● SUPPLIED INFORMATION
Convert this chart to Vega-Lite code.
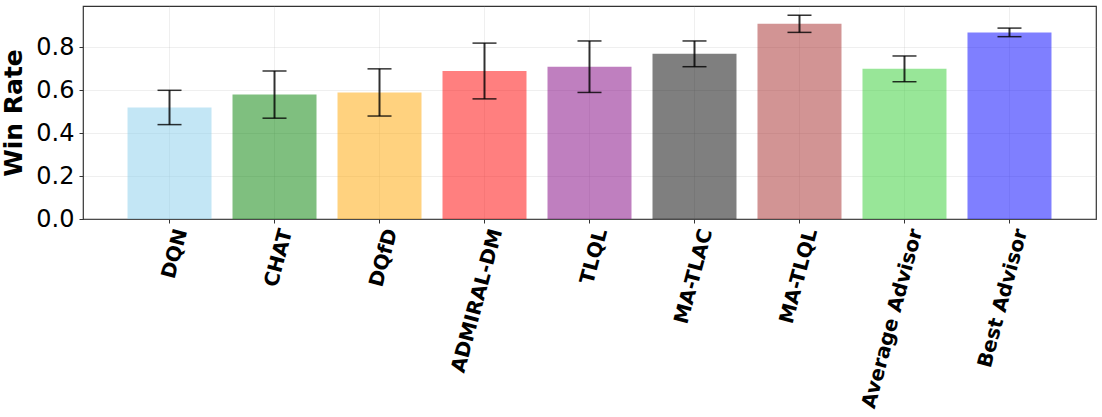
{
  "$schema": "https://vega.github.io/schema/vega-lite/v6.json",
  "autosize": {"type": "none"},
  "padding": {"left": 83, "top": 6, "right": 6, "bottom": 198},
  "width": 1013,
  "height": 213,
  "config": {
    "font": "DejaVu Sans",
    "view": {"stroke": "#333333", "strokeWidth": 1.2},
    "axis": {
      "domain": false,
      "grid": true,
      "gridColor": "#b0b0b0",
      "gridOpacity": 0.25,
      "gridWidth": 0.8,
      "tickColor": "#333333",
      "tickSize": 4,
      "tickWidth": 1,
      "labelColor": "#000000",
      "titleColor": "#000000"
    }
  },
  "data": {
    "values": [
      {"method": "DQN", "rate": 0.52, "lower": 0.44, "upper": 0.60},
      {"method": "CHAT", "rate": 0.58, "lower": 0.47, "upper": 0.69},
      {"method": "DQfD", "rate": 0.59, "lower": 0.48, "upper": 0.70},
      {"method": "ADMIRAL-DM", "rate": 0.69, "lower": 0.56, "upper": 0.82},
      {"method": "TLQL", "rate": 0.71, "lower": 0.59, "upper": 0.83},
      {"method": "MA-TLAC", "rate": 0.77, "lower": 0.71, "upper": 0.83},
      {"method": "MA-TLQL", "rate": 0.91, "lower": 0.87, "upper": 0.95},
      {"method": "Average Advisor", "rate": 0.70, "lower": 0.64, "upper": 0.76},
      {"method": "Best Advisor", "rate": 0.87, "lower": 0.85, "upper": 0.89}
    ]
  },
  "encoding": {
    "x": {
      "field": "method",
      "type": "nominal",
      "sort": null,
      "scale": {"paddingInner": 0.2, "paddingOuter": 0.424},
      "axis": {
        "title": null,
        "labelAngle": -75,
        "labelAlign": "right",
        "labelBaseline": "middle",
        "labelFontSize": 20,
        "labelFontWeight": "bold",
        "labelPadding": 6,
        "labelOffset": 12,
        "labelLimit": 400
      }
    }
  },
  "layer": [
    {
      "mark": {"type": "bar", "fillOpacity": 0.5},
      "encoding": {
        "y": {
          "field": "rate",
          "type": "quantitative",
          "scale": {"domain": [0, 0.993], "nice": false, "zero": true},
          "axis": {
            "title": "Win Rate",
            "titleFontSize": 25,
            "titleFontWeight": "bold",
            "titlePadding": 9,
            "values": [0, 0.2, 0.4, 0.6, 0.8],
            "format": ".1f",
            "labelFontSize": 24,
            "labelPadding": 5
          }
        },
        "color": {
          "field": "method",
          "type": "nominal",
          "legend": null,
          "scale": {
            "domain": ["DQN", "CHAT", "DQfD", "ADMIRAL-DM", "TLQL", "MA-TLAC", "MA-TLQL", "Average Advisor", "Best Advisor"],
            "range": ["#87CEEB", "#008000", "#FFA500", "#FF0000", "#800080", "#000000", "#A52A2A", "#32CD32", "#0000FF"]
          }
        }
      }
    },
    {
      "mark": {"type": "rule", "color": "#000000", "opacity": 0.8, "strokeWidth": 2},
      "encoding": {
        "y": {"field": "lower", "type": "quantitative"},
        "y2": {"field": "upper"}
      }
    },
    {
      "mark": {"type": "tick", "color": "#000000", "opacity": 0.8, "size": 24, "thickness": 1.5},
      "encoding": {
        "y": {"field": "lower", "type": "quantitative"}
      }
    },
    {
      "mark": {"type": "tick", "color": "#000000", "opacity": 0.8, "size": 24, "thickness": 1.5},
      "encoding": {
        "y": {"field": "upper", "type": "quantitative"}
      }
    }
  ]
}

● WRITTEN INSTRUCTION
Go through the listing above and write it out again exactly, dropping the pictures.

● RESPONSE TO THIS EXERCISE
Convert this chart to Vega-Lite code.
{
  "$schema": "https://vega.github.io/schema/vega-lite/v6.json",
  "autosize": {"type": "none"},
  "padding": {"left": 83, "top": 6, "right": 6, "bottom": 198},
  "width": 1013,
  "height": 213,
  "config": {
    "font": "DejaVu Sans",
    "view": {"stroke": "#333333", "strokeWidth": 1.2},
    "axis": {
      "domain": false,
      "grid": true,
      "gridColor": "#b0b0b0",
      "gridOpacity": 0.25,
      "gridWidth": 0.8,
      "tickColor": "#333333",
      "tickSize": 4,
      "tickWidth": 1,
      "labelColor": "#000000",
      "titleColor": "#000000"
    }
  },
  "data": {
    "values": [
      {"method": "DQN", "rate": 0.52, "lower": 0.44, "upper": 0.60},
      {"method": "CHAT", "rate": 0.58, "lower": 0.47, "upper": 0.69},
      {"method": "DQfD", "rate": 0.59, "lower": 0.48, "upper": 0.70},
      {"method": "ADMIRAL-DM", "rate": 0.69, "lower": 0.56, "upper": 0.82},
      {"method": "TLQL", "rate": 0.71, "lower": 0.59, "upper": 0.83},
      {"method": "MA-TLAC", "rate": 0.77, "lower": 0.71, "upper": 0.83},
      {"method": "MA-TLQL", "rate": 0.91, "lower": 0.87, "upper": 0.95},
      {"method": "Average Advisor", "rate": 0.70, "lower": 0.64, "upper": 0.76},
      {"method": "Best Advisor", "rate": 0.87, "lower": 0.85, "upper": 0.89}
    ]
  },
  "encoding": {
    "x": {
      "field": "method",
      "type": "nominal",
      "sort": null,
      "scale": {"paddingInner": 0.2, "paddingOuter": 0.424},
      "axis": {
        "title": null,
        "labelAngle": -75,
        "labelAlign": "right",
        "labelBaseline": "middle",
        "labelFontSize": 20,
        "labelFontWeight": "bold",
        "labelPadding": 6,
        "labelOffset": 12,
        "labelLimit": 400
      }
    }
  },
  "layer": [
    {
      "mark": {"type": "bar", "fillOpacity": 0.5},
      "encoding": {
        "y": {
          "field": "rate",
          "type": "quantitative",
          "scale": {"domain": [0, 0.993], "nice": false, "zero": true},
          "axis": {
            "title": "Win Rate",
            "titleFontSize": 25,
            "titleFontWeight": "bold",
            "titlePadding": 9,
            "values": [0, 0.2, 0.4, 0.6, 0.8],
            "format": ".1f",
            "labelFontSize": 24,
            "labelPadding": 5
          }
        },
        "color": {
          "field": "method",
          "type": "nominal",
          "legend": null,
          "scale": {
            "domain": ["DQN", "CHAT", "DQfD", "ADMIRAL-DM", "TLQL", "MA-TLAC", "MA-TLQL", "Average Advisor", "Best Advisor"],
            "range": ["#87CEEB", "#008000", "#FFA500", "#FF0000", "#800080", "#000000", "#A52A2A", "#32CD32", "#0000FF"]
          }
        }
      }
    },
    {
      "mark": {"type": "rule", "color": "#000000", "opacity": 0.8, "strokeWidth": 2},
      "encoding": {
        "y": {"field": "lower", "type": "quantitative"},
        "y2": {"field": "upper"}
      }
    },
    {
      "mark": {"type": "tick", "color": "#000000", "opacity": 0.8, "size": 24, "thickness": 1.5},
      "encoding": {
        "y": {"field": "lower", "type": "quantitative"}
      }
    },
    {
      "mark": {"type": "tick", "color": "#000000", "opacity": 0.8, "size": 24, "thickness": 1.5},
      "encoding": {
        "y": {"field": "upper", "type": "quantitative"}
      }
    }
  ]
}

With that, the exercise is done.